# What is asked:
In your copy, repeat the records exactly and leave out the pictures.

# Data entries:
|---|
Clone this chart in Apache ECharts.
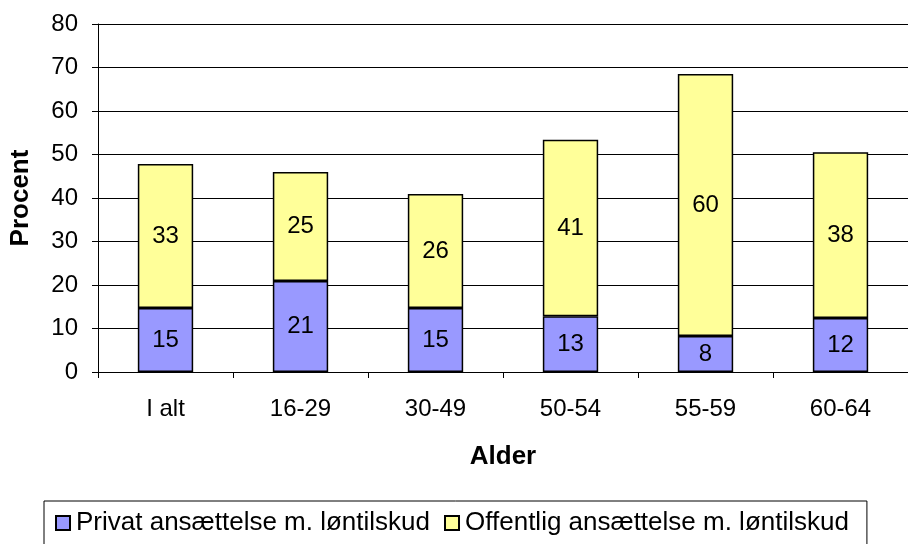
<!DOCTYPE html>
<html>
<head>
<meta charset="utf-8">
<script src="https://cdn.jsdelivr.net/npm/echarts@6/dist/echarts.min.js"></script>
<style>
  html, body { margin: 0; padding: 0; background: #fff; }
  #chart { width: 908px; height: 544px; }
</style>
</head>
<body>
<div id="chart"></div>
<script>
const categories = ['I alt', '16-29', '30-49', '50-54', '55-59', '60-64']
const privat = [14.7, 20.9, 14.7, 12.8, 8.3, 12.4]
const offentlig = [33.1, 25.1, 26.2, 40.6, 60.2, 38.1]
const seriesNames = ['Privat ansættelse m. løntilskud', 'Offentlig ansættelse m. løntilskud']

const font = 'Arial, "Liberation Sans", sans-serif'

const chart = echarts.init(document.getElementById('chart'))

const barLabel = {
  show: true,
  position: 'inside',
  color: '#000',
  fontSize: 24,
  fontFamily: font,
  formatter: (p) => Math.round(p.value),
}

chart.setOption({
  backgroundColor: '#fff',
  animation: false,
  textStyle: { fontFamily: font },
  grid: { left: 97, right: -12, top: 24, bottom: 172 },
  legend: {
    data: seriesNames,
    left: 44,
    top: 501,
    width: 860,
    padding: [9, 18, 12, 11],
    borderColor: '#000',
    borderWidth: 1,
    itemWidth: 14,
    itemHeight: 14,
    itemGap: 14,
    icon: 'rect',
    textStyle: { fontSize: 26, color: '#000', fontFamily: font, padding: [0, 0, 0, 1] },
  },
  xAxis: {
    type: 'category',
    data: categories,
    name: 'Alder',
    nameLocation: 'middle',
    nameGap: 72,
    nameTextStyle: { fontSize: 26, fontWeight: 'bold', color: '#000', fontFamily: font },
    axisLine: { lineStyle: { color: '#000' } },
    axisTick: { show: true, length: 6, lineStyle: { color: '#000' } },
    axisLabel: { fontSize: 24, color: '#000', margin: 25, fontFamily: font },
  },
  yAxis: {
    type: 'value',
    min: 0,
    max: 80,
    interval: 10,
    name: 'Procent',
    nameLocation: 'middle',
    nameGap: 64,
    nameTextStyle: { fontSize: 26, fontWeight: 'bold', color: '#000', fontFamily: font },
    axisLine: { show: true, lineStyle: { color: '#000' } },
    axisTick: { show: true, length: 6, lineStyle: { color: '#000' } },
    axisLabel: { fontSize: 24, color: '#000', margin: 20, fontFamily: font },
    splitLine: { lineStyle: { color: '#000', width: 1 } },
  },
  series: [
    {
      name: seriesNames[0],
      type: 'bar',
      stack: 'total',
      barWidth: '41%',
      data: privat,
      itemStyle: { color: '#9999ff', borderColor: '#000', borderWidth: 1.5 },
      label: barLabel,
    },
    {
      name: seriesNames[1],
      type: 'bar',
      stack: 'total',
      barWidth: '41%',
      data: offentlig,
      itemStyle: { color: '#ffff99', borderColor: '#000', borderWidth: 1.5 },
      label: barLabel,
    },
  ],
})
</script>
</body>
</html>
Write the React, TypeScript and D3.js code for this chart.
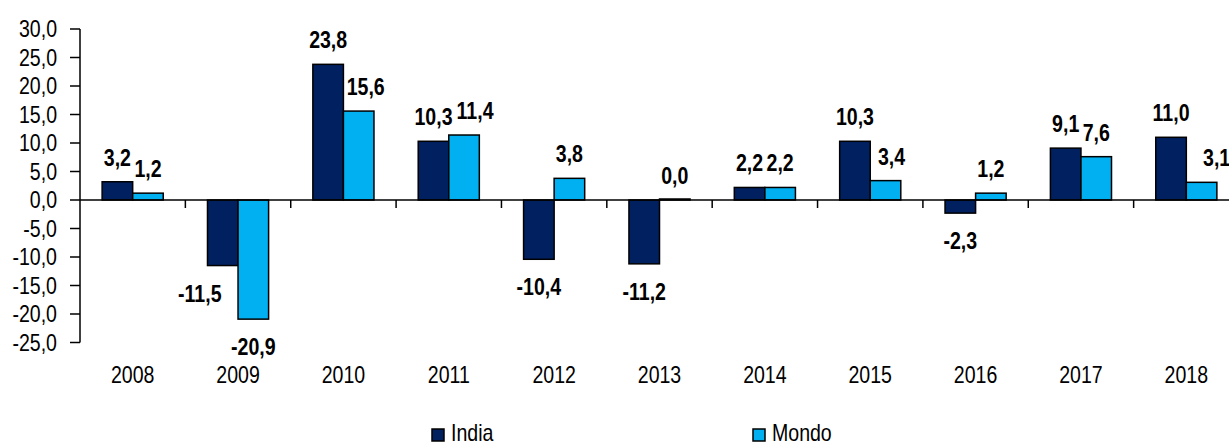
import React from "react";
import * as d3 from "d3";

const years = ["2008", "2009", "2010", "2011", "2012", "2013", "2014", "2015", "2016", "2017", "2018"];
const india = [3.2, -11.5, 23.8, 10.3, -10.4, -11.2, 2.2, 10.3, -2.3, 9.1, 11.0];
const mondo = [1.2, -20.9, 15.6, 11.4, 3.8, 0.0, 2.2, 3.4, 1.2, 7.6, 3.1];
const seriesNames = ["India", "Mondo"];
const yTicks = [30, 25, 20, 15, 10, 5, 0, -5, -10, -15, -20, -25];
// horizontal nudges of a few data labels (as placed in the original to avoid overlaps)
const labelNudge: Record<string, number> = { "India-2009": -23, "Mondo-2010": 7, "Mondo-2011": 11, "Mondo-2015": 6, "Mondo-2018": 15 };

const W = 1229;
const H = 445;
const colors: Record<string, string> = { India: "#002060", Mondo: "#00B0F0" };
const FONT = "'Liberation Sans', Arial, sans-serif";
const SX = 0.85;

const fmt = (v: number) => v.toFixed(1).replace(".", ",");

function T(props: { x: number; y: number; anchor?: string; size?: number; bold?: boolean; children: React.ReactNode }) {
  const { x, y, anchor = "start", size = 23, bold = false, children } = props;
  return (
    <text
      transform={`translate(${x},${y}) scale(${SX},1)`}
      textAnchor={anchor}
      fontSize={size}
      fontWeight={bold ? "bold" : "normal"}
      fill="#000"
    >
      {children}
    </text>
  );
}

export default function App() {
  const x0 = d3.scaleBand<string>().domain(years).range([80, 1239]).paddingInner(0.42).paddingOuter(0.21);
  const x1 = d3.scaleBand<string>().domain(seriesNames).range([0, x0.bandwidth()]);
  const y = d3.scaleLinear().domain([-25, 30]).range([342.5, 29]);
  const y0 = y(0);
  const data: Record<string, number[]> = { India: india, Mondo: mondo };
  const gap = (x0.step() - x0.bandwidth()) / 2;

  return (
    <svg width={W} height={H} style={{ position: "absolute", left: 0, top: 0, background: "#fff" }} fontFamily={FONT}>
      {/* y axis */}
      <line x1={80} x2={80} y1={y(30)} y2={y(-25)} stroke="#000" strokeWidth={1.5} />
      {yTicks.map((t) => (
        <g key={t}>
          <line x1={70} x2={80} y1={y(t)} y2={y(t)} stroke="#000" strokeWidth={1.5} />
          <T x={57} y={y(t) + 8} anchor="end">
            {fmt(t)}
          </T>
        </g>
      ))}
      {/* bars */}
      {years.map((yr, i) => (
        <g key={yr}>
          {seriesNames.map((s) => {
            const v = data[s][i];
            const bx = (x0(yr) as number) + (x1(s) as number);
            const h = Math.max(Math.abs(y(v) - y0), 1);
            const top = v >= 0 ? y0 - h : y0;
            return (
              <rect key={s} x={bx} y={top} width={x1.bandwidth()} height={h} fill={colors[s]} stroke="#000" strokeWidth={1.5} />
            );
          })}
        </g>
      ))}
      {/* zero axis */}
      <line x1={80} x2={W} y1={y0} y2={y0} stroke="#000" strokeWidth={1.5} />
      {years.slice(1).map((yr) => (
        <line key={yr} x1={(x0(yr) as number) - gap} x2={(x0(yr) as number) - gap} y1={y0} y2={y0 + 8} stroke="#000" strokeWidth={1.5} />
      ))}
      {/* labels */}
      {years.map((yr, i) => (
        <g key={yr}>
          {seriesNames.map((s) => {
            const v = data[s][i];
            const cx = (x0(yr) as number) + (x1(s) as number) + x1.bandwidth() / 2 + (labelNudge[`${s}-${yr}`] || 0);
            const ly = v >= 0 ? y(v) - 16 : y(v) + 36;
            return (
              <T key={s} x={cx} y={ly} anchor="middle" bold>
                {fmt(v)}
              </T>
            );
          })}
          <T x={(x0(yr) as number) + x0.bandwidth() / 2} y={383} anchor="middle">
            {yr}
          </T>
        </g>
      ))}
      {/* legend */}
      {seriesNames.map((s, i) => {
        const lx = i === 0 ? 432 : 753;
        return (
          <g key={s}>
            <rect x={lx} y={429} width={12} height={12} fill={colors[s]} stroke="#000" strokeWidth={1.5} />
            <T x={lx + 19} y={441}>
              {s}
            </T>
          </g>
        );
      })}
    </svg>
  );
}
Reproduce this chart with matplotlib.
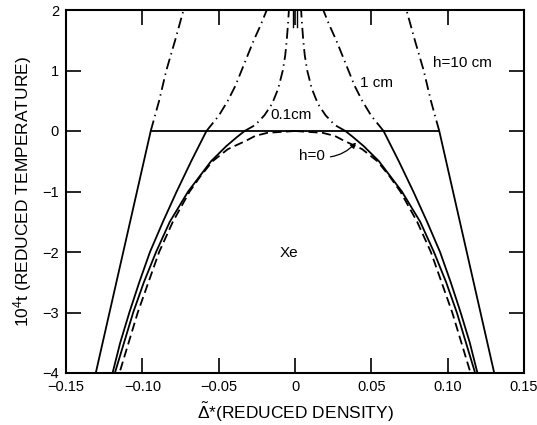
|---|
# Final result:
Clone this chart in Apache ECharts.
<!DOCTYPE html>
<html>
<head>
<meta charset="utf-8">
<script src="https://cdn.jsdelivr.net/npm/echarts@6/dist/echarts.min.js"></script>
<style>
  html, body { margin: 0; padding: 0; background: #fff; }
  #chart { width: 908px; height: 544px; }
</style>
</head>
<body>
<div id="chart"></div>
<script>
const categories = ['I alt', '16-29', '30-49', '50-54', '55-59', '60-64']
const privat = [14.7, 20.9, 14.7, 12.8, 8.3, 12.4]
const offentlig = [33.1, 25.1, 26.2, 40.6, 60.2, 38.1]
const seriesNames = ['Privat ansættelse m. løntilskud', 'Offentlig ansættelse m. løntilskud']

const font = 'Arial, "Liberation Sans", sans-serif'

const chart = echarts.init(document.getElementById('chart'))

const barLabel = {
  show: true,
  position: 'inside',
  color: '#000',
  fontSize: 24,
  fontFamily: font,
  formatter: (p) => Math.round(p.value),
}

chart.setOption({
  backgroundColor: '#fff',
  animation: false,
  textStyle: { fontFamily: font },
  grid: { left: 97, right: -12, top: 24, bottom: 172 },
  legend: {
    data: seriesNames,
    left: 44,
    top: 501,
    width: 860,
    padding: [9, 18, 12, 11],
    borderColor: '#000',
    borderWidth: 1,
    itemWidth: 14,
    itemHeight: 14,
    itemGap: 14,
    icon: 'rect',
    textStyle: { fontSize: 26, color: '#000', fontFamily: font, padding: [0, 0, 0, 1] },
  },
  xAxis: {
    type: 'category',
    data: categories,
    name: 'Alder',
    nameLocation: 'middle',
    nameGap: 72,
    nameTextStyle: { fontSize: 26, fontWeight: 'bold', color: '#000', fontFamily: font },
    axisLine: { lineStyle: { color: '#000' } },
    axisTick: { show: true, length: 6, lineStyle: { color: '#000' } },
    axisLabel: { fontSize: 24, color: '#000', margin: 25, fontFamily: font },
  },
  yAxis: {
    type: 'value',
    min: 0,
    max: 80,
    interval: 10,
    name: 'Procent',
    nameLocation: 'middle',
    nameGap: 64,
    nameTextStyle: { fontSize: 26, fontWeight: 'bold', color: '#000', fontFamily: font },
    axisLine: { show: true, lineStyle: { color: '#000' } },
    axisTick: { show: true, length: 6, lineStyle: { color: '#000' } },
    axisLabel: { fontSize: 24, color: '#000', margin: 20, fontFamily: font },
    splitLine: { lineStyle: { color: '#000', width: 1 } },
  },
  series: [
    {
      name: seriesNames[0],
      type: 'bar',
      stack: 'total',
      barWidth: '41%',
      data: privat,
      itemStyle: { color: '#9999ff', borderColor: '#000', borderWidth: 1.5 },
      label: barLabel,
    },
    {
      name: seriesNames[1],
      type: 'bar',
      stack: 'total',
      barWidth: '41%',
      data: offentlig,
      itemStyle: { color: '#ffff99', borderColor: '#000', borderWidth: 1.5 },
      label: barLabel,
    },
  ],
})
</script>
</body>
</html>
Write the React, TypeScript and D3.js code for this chart.
import React from "react";
import * as d3 from "d3";

const years = ["2008", "2009", "2010", "2011", "2012", "2013", "2014", "2015", "2016", "2017", "2018"];
const india = [3.2, -11.5, 23.8, 10.3, -10.4, -11.2, 2.2, 10.3, -2.3, 9.1, 11.0];
const mondo = [1.2, -20.9, 15.6, 11.4, 3.8, 0.0, 2.2, 3.4, 1.2, 7.6, 3.1];
const seriesNames = ["India", "Mondo"];
const yTicks = [30, 25, 20, 15, 10, 5, 0, -5, -10, -15, -20, -25];
// horizontal nudges of a few data labels (as placed in the original to avoid overlaps)
const labelNudge: Record<string, number> = { "India-2009": -23, "Mondo-2010": 7, "Mondo-2011": 11, "Mondo-2015": 6, "Mondo-2018": 15 };

const W = 1229;
const H = 445;
const colors: Record<string, string> = { India: "#002060", Mondo: "#00B0F0" };
const FONT = "'Liberation Sans', Arial, sans-serif";
const SX = 0.85;

const fmt = (v: number) => v.toFixed(1).replace(".", ",");

function T(props: { x: number; y: number; anchor?: string; size?: number; bold?: boolean; children: React.ReactNode }) {
  const { x, y, anchor = "start", size = 23, bold = false, children } = props;
  return (
    <text
      transform={`translate(${x},${y}) scale(${SX},1)`}
      textAnchor={anchor}
      fontSize={size}
      fontWeight={bold ? "bold" : "normal"}
      fill="#000"
    >
      {children}
    </text>
  );
}

export default function App() {
  const x0 = d3.scaleBand<string>().domain(years).range([80, 1239]).paddingInner(0.42).paddingOuter(0.21);
  const x1 = d3.scaleBand<string>().domain(seriesNames).range([0, x0.bandwidth()]);
  const y = d3.scaleLinear().domain([-25, 30]).range([342.5, 29]);
  const y0 = y(0);
  const data: Record<string, number[]> = { India: india, Mondo: mondo };
  const gap = (x0.step() - x0.bandwidth()) / 2;

  return (
    <svg width={W} height={H} style={{ position: "absolute", left: 0, top: 0, background: "#fff" }} fontFamily={FONT}>
      {/* y axis */}
      <line x1={80} x2={80} y1={y(30)} y2={y(-25)} stroke="#000" strokeWidth={1.5} />
      {yTicks.map((t) => (
        <g key={t}>
          <line x1={70} x2={80} y1={y(t)} y2={y(t)} stroke="#000" strokeWidth={1.5} />
          <T x={57} y={y(t) + 8} anchor="end">
            {fmt(t)}
          </T>
        </g>
      ))}
      {/* bars */}
      {years.map((yr, i) => (
        <g key={yr}>
          {seriesNames.map((s) => {
            const v = data[s][i];
            const bx = (x0(yr) as number) + (x1(s) as number);
            const h = Math.max(Math.abs(y(v) - y0), 1);
            const top = v >= 0 ? y0 - h : y0;
            return (
              <rect key={s} x={bx} y={top} width={x1.bandwidth()} height={h} fill={colors[s]} stroke="#000" strokeWidth={1.5} />
            );
          })}
        </g>
      ))}
      {/* zero axis */}
      <line x1={80} x2={W} y1={y0} y2={y0} stroke="#000" strokeWidth={1.5} />
      {years.slice(1).map((yr) => (
        <line key={yr} x1={(x0(yr) as number) - gap} x2={(x0(yr) as number) - gap} y1={y0} y2={y0 + 8} stroke="#000" strokeWidth={1.5} />
      ))}
      {/* labels */}
      {years.map((yr, i) => (
        <g key={yr}>
          {seriesNames.map((s) => {
            const v = data[s][i];
            const cx = (x0(yr) as number) + (x1(s) as number) + x1.bandwidth() / 2 + (labelNudge[`${s}-${yr}`] || 0);
            const ly = v >= 0 ? y(v) - 16 : y(v) + 36;
            return (
              <T key={s} x={cx} y={ly} anchor="middle" bold>
                {fmt(v)}
              </T>
            );
          })}
          <T x={(x0(yr) as number) + x0.bandwidth() / 2} y={383} anchor="middle">
            {yr}
          </T>
        </g>
      ))}
      {/* legend */}
      {seriesNames.map((s, i) => {
        const lx = i === 0 ? 432 : 753;
        return (
          <g key={s}>
            <rect x={lx} y={429} width={12} height={12} fill={colors[s]} stroke="#000" strokeWidth={1.5} />
            <T x={lx + 19} y={441}>
              {s}
            </T>
          </g>
        );
      })}
    </svg>
  );
}
Reproduce this chart with matplotlib.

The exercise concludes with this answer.